Tomando-lhes R$ 2,50, Covas estará impondo a um pedaço da escumalha um aumento médio superior a 10% em sua contas telefônicas.
As pessoas que usam pouco o telefone são as mais pobres, aquelas a quem o Estado dá menos segurança.
Até hoje o governo paulista não teve curiosidade de saber quantas pessoas pagam menos de R$ 30 mensais pelos seus telefones.
Reequipando-se, a PM paulista acaba de comprar (sem licitação, com o amparo legal da Procuradoria Geral do Estado) cinco helicópteros Esquilo, da Helibrás, a R$ 3 milhões cada um.
O procedimento justificou-se pelo interesse de se manter a padronização da frota, pois a PM já tem sete Esquilos. Esse argumento pode ser forte, mas preserva o monopólio da Helibrás, quebrado há poucos anos.
A Polícia Rodoviária Federal, licitando suas encomendas, comprou cinco aparelhos da Bell. Na disputa, os helicópteros Esquilo custariam mais caro. Os Bell saíram por R$ 2,5 milhões cada um.

A Petrobras precisa pedir uma consultoria ao doutor Rennó


Em março, depois de deixar a presidência da Petrobras, o doutor Joel Rennó fez um comentário enigmático a respeito de seu sucessor, Henri Philippe Reichstul: "É um bom moço, mas não é do ramo". Dependendo do que se entenda por "ramo", esse pode ter sido um dos maiores elogios que Reichstul já recebeu.
Há poucas semanas, Rennó contou que jamais ganhou tanto dinheiro na vida. É consultor de três empresas. (Na Petrobras, vivia com menos de R$ 15 mil por mês.) Se Rennó tiver bom gosto, poderá mudar seu escritório para perto de casa.

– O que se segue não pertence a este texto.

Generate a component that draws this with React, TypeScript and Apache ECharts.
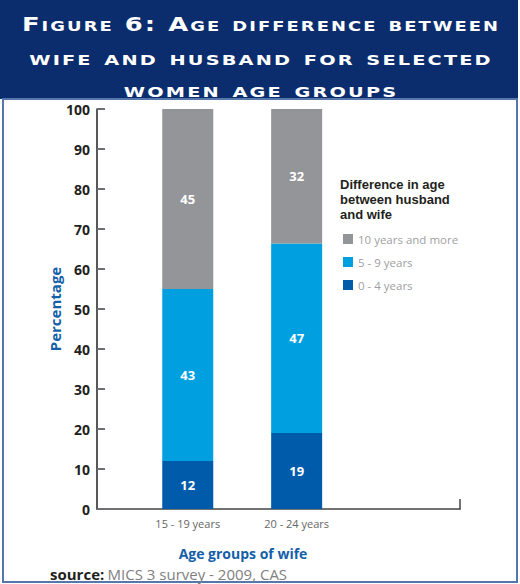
import React, { useEffect, useRef } from 'react';
import * as echarts from 'echarts';

const titleLines = ['Figure 6: Age difference between', 'wife and husband for selected', 'women age groups'];
const categories = ['15 - 19 years', '20 - 24 years'];
const seriesNames = ['0 - 4 years', '5 - 9 years', '10 years and more'];
const values0to4 = [12, 19];
const values5to9 = [43, 47.4];
const values10plus = [45, 33.6];
const labels0to4 = ['12', '19'];
const labels5to9 = ['43', '47'];
const labels10plus = ['45', '32'];
const legendTitle = ['Difference in age', 'between husband', 'and wife'];
const xAxisName = 'Age groups of wife';
const yAxisName = 'Percentage';
const sourceBold = 'source:';
const sourceText = 'MICS 3 survey - 2009, CAS';

const COLORS = ['#005baa', '#009fdf', '#939598'];
const FONT = '"Open Sans", "Noto Sans", sans-serif';

export default function App() {
  const ref = useRef<HTMLDivElement>(null);
  useEffect(() => {
    if (!ref.current) return;
    const chart = echarts.init(ref.current, undefined, { renderer: 'svg' });
    const slotCount = 10;
    const slots = [2, 5];
    const xData: string[] = new Array(slotCount).fill('');
    slots.forEach((s, i) => (xData[s] = categories[i]));
    const valueSets = [values0to4, values5to9, values10plus];
    const labelSets = [labels0to4, labels5to9, labels10plus];

    const series = seriesNames.map((name, si) => ({
      name,
      type: 'bar',
      stack: 'total',
      barWidth: 51,
      itemStyle: { color: COLORS[si] },
      label: {
        show: true,
        position: 'inside',
        color: '#ffffff',
        fontWeight: 'bold',
        fontSize: 13,
        fontFamily: FONT,
        formatter: (p: any) => labelSets[si][p.dataIndex],
      },
      data: valueSets[si].map((v, i) => [slots[i], v]),
    }));

    const titleFamily = '"DejaVu Sans"; font-variant: small-caps; letter-spacing: 1.6px';
    const titleScale = [1.29, 1.35, 1.35];

    chart.setOption({
      animation: false,
      grid: { left: 97, right: 60, top: 109, bottom: 75, outerBoundsMode: 'none' },
      legend: {
        orient: 'vertical',
        left: 338,
        top: 228,
        itemWidth: 10,
        itemHeight: 10,
        itemGap: 11,
        icon: 'rect',
        data: [seriesNames[2], seriesNames[1], seriesNames[0]],
        textStyle: { color: '#a0a0a3', fontSize: 11.5, fontFamily: FONT },
      },
      xAxis: {
        type: 'category',
        data: xData,
        axisLine: { show: true, lineStyle: { color: '#444', width: 1.5 } },
        axisTick: { show: false },
        axisLabel: { interval: 0, color: '#666', fontSize: 11, fontFamily: FONT, margin: 9 },
      },
      yAxis: {
        type: 'value',
        min: 0,
        max: 100,
        interval: 10,
        name: yAxisName,
        nameLocation: 'middle',
        nameGap: 35,
        nameMoveOverlap: false,
        nameTextStyle: { color: '#155fa8', fontWeight: 'bold', fontSize: 15, fontFamily: FONT },
        splitLine: { show: false },
        axisLine: { show: true, lineStyle: { color: '#231f20', width: 1.5 } },
        axisTick: { show: true, inside: true, length: 8, lineStyle: { color: '#6d6e71', width: 2 } },
        axisLabel: { color: '#231f20', fontWeight: 'bold', fontSize: 14, fontFamily: FONT, margin: 7 },
      },
      graphic: [
        { type: 'rect', shape: { x: 0, y: 0, width: 518, height: 99 }, style: { fill: '#0b2d6e' }, z: 10 },
        { type: 'rect', shape: { x: 3, y: 99, width: 514, height: 483 }, style: { fill: 'none', stroke: '#5677ab', lineWidth: 2 }, z: 10 },
        ...titleLines.map((t, i) => ({
          type: 'text',
          x: 261,
          y: [24, 58, 90][i],
          scaleX: titleScale[i],
          z: 11,
          style: {
            text: t,
            fontSize: 20,
            fontWeight: 'bold',
            fontFamily: titleFamily,
            fill: '#ffffff',
            textAlign: 'center',
            textVerticalAlign: 'middle',
          },
        })),
        {
          type: 'text',
          x: 340,
          y: 176.5,
          z: 11,
          style: {
            text: legendTitle.join('\n'),
            fill: '#231f20',
            fontSize: 13,
            fontWeight: 'bold',
            fontFamily: '"Liberation Sans", Arial, sans-serif',
            lineHeight: 15,
            textVerticalAlign: 'top',
          },
        },
        {
          type: 'text',
          x: 243,
          y: 553,
          z: 11,
          style: { text: xAxisName, fill: '#155fa8', fontSize: 14, fontWeight: 'bold', fontFamily: FONT, textAlign: 'center', textVerticalAlign: 'middle' },
        },
        {
          type: 'text',
          x: 50,
          y: 574,
          z: 11,
          style: {
            text: `{b|${sourceBold}} {r|${sourceText}}`,
            textVerticalAlign: 'middle',
            rich: {
              b: { fill: '#231f20', fontSize: 15, fontWeight: 'bold', fontFamily: FONT },
              r: { fill: '#808080', fontSize: 15, fontFamily: FONT },
            },
          },
        },
        { type: 'line', shape: { x1: 460, y1: 499, x2: 460, y2: 509.5 }, style: { stroke: '#444', lineWidth: 1.5 }, z: 11 },
      ],
      series,
    });
    return () => chart.dispose();
  }, []);
  return <div ref={ref} style={{ position: 'fixed', left: 0, top: 0, width: 520, height: 584, background: '#fff' }} />;
}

No Leblon, uma boa sala chega a valer R$ 230 mil (US$ 2.500 por metro quadrado, noves fora a garagem).
Por não ser do "ramo", Reichstul deveria convidar Rennó para prestar-lhe uma consultoria. Poderia ajudá-lo a entender o seguinte pandemônio:
Em novembro de 1996, a Petrobras selecionou as empresas que disputavam o fornecimento de uma unidade de produção flutuante para o seu campo de Marlim, no norte fluminense. Chama-se unidade de produção ao equipamento que tira o óleo do poço. Foram desclassificadas duas empresas, a Halla (coreana) e o consórcio Modec/Marítima (brasileira). A Marítima recorreu, a comissão de licitação manteve a desclassificação.
Em dezembro, a mesma comissão registrou que "a autoridade superior" mandou que a Marítima fosse habilitada. Feito isso, ela ganhou a concorrência. No final de 1998, entregaria uma plataforma por US$ 288 milhões. Vem aí o ano 2000, e a plataforma (P-37) não apareceu. Além de se ter estourado o prazo, estourou-se o custo. Estima-se que chegue a US$ 350 milhões.
Menos de um mês depois dessa licitação, um documento interno da Petrobras propunha uma manobra fantástica. Interessada em acelerar a produção de óleo, a empresa promoveria uma dança de plataformas.
Deslocaria uma unidade que deveria ir para o campo de Marlim (a P-36, contratada sem licitação) e a colocaria no de Roncador. Uma beleza. Ela começaria a operar em dezembro de 1998. Cadê a plataforma? Está no Canadá. O estaleiro que a construía foi à garra, a Petrobras assumiu o contrato. Ela chegará ao Rio em dezembro, incompleta. Custaria US$ 400 milhões. Custará em torno de US$ 500 milhões.
No mesmo lance de brilhantismo, decidiu-se contratar (sem licitação) uma plataforma rebarbada na concorrência da P-37. Era a DB-100, rebatizada como PT-40, e iria para Marlim. Começaria a operar em fevereiro de 1999. Cadê? Está em Cingapura. Pode chegar, incompleta, em abril do ano que vem. Seu valor estava em US$ 320 milhões. Ficará em US$ 400 milhões. Isso esquecendo-se que sua funcionalidade obrigou a Petrobras a contratar um navio para estocar o óleo. Coisa de US$ 150 milhões (sem licitação). Sempre com a mesma empresa.
Por não ser do "ramo", é provável que Reichstul não consiga entender o que aconteceu com as plataformas. Deveriam estar funcionando, mas não chegaram. As despesas estouraram em pelo menos US$ 400 milhões.
É certo que o doutor Rennó sabe o que aconteceu. O ex-presidente da Petrobras não haveria de comprar plataformas (ou imóveis) admitindo a hipótese de receber as chaves com um ano de atraso e 40% mais caras.